I understand correctly that add_hotkeys with suppress=True is blocking default global keys? When I run such script, action like alt+tab or alt+shift dont works. Despite the fact that they are not in add_hotkeys. Even mouse do stange things. When script closed or suppress=False works correctly (Windows 7)

I understand correctly that add_hotkeys with suppress=True is blocking default global keys? When I run such script, action like alt+tab or alt+shift dont works. Despite the fact that they are not in add_hotkeys. Even mouse do stange things. When script closed or suppress=False works correctly (Windows 7)

Suppression blocks only the hotkeys you manually added, and doesn't touch unrelated keys. Additonally, this topic is for a Linux issue, and there's no support for key suppression on Linux at the moment

When I add ctrl+shift+a, alt+c, shift+5 and alt+x, space with suppress=True, default keys like alt+tab or alt+shift dont work on Windows.
Look at video.

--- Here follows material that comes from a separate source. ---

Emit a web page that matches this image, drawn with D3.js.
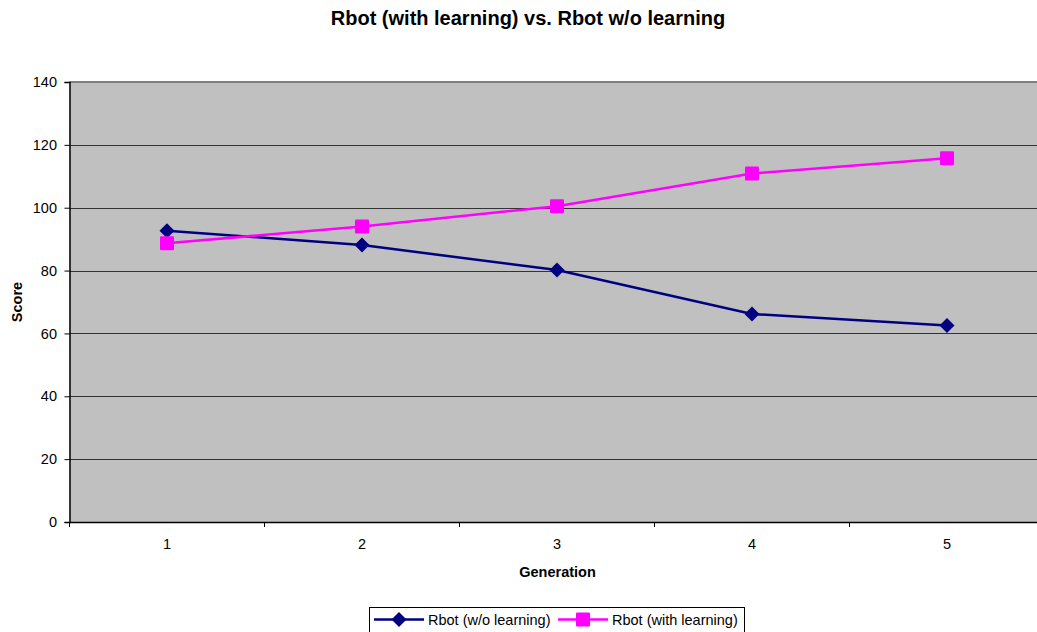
<!DOCTYPE html>
<html>
<head>
<meta charset="utf-8">
<script src="https://cdn.jsdelivr.net/npm/d3@7"></script>
<style>
  body { margin: 0; background: #fff; }
  svg { display: block; font-family: "Liberation Sans", Arial, sans-serif; }
</style>
</head>
<body>
<svg id="chart" width="1037" height="632"></svg>
<script>
const generations = [1, 2, 3, 4, 5];
const withoutLearning = [92.7, 88.1, 80.2, 66.2, 62.5];
const withLearning = [88.7, 94.0, 100.5, 110.9, 115.7];
const yTicks = [0, 20, 40, 60, 80, 100, 120, 140];

const svg = d3.select("#chart");
const plotLeft = 69.5, plotTop = 82, plotBottom = 522;
const bandW = 195;
const plotRight = plotLeft + bandW * generations.length;
const labelSize = 14.5;

const x = d3.scaleBand().domain(generations).range([plotLeft, plotRight]);
const y = d3.scaleLinear().domain([0, 140]).range([plotBottom, plotTop]);

// plot background
svg.append("rect")
  .attr("x", plotLeft).attr("y", plotTop)
  .attr("width", plotRight - plotLeft).attr("height", plotBottom - plotTop)
  .attr("fill", "#c0c0c0");

// top border of plot area
svg.append("line")
  .attr("x1", plotLeft).attr("x2", plotRight)
  .attr("y1", plotTop).attr("y2", plotTop)
  .attr("stroke", "#808080").attr("stroke-width", 2);

// horizontal gridlines
svg.append("g").selectAll("line")
  .data(yTicks.filter(d => d > 0 && d < 140))
  .join("line")
  .attr("x1", plotLeft).attr("x2", plotRight)
  .attr("y1", d => Math.round(y(d)) + 0.5).attr("y2", d => Math.round(y(d)) + 0.5)
  .attr("stroke", "#333").attr("stroke-width", 1);

// y axis
const yAxis = svg.append("g")
  .attr("transform", `translate(${plotLeft},0)`)
  .call(d3.axisLeft(y).tickValues(yTicks).tickSize(5).tickPadding(7.5));
yAxis.select(".domain").attr("stroke", "#000").attr("stroke-width", 1.5);
yAxis.selectAll(".tick line").attr("stroke", "#000");
yAxis.selectAll("text").attr("font-size", labelSize).attr("fill", "#000")
  .attr("font-family", "Liberation Sans, Arial, sans-serif");

// x axis
const xAxis = svg.append("g")
  .attr("transform", `translate(0,${plotBottom})`)
  .call(d3.axisBottom(x).tickSize(0).tickPadding(16.5));
xAxis.select(".domain").attr("stroke", "#000").attr("stroke-width", 1.5);
xAxis.selectAll("text").attr("font-size", labelSize).attr("fill", "#000")
  .attr("font-family", "Liberation Sans, Arial, sans-serif");
// tick marks between categories
svg.append("g").selectAll("line")
  .data(d3.range(generations.length + 1))
  .join("line")
  .attr("x1", i => plotLeft + i * bandW).attr("x2", i => plotLeft + i * bandW)
  .attr("y1", plotBottom).attr("y2", plotBottom + 5)
  .attr("stroke", "#000");

const cx = d => x(d) + x.bandwidth() / 2;

const line = d3.line().x((d, i) => cx(generations[i])).y(d => y(d));

const series = [
  { name: "Rbot (w/o learning)", values: withoutLearning, color: "#000080", shape: "diamond" },
  { name: "Rbot (with learning)", values: withLearning, color: "#ff00ff", shape: "square" }
];

const drawMarker = (g, shape, color, px, py) => {
  if (shape === "diamond") {
    g.append("path")
      .attr("d", `M${px},${py - 7.5}L${px + 7.5},${py}L${px},${py + 7.5}L${px - 7.5},${py}Z`)
      .attr("fill", color);
  } else {
    g.append("rect")
      .attr("x", px - 7).attr("y", py - 7)
      .attr("width", 14).attr("height", 14).attr("rx", 1)
      .attr("fill", color);
  }
};

series.forEach(s => {
  svg.append("path")
    .datum(s.values)
    .attr("d", line)
    .attr("fill", "none")
    .attr("stroke", s.color)
    .attr("stroke-width", 2.5);
  const g = svg.append("g");
  s.values.forEach((v, i) => drawMarker(g, s.shape, s.color, cx(generations[i]), y(v)));
});

// title and axis labels
svg.append("text")
  .attr("x", 528).attr("y", 25)
  .attr("text-anchor", "middle")
  .attr("font-size", 20).attr("font-weight", "bold")
  .text("Rbot (with learning) vs. Rbot w/o learning");

svg.append("text")
  .attr("transform", "translate(22,302) rotate(-90)")
  .attr("text-anchor", "middle")
  .attr("font-size", labelSize).attr("font-weight", "bold")
  .text("Score");

svg.append("text")
  .attr("x", 557.5).attr("y", 576.5)
  .attr("text-anchor", "middle")
  .attr("font-size", labelSize).attr("font-weight", "bold")
  .text("Generation");

// legend
const lg = svg.append("g");
lg.append("rect")
  .attr("x", 369.5).attr("y", 607.5)
  .attr("width", 375).attr("height", 30)
  .attr("fill", "#fff").attr("stroke", "#000");
const legendItems = [
  { s: series[0], x0: 374 },
  { s: series[1], x0: 558 }
];
legendItems.forEach(({ s, x0 }) => {
  lg.append("line")
    .attr("x1", x0).attr("x2", x0 + 50)
    .attr("y1", 619.5).attr("y2", 619.5)
    .attr("stroke", s.color).attr("stroke-width", 2.5);
  drawMarker(lg, s.shape, s.color, x0 + 25, 619.5);
  lg.append("text")
    .attr("x", x0 + 54).attr("y", 624.5)
    .attr("font-size", labelSize)
    .text(s.name);
});
</script>
</body>
</html>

The first run with suppress=True, hotkey shift+alt dont change language. The second run suppress=False, shift+alt change language.

When I add ctrl+shift+a, alt+c, shift+5 and alt+x, space with suppress=True, default keys like alt+tab or alt+shift dont work on Windows. Look at video. The first run with suppress=True, hotkey shift+alt dont change language. The second run suppress=False, shift+alt change language.

Ah, that looks like a bug! The current version has a few known shortcomings. The goods news is that a replacement for the core engine is almost done, via the 'new_core' branch, and will be merged soon.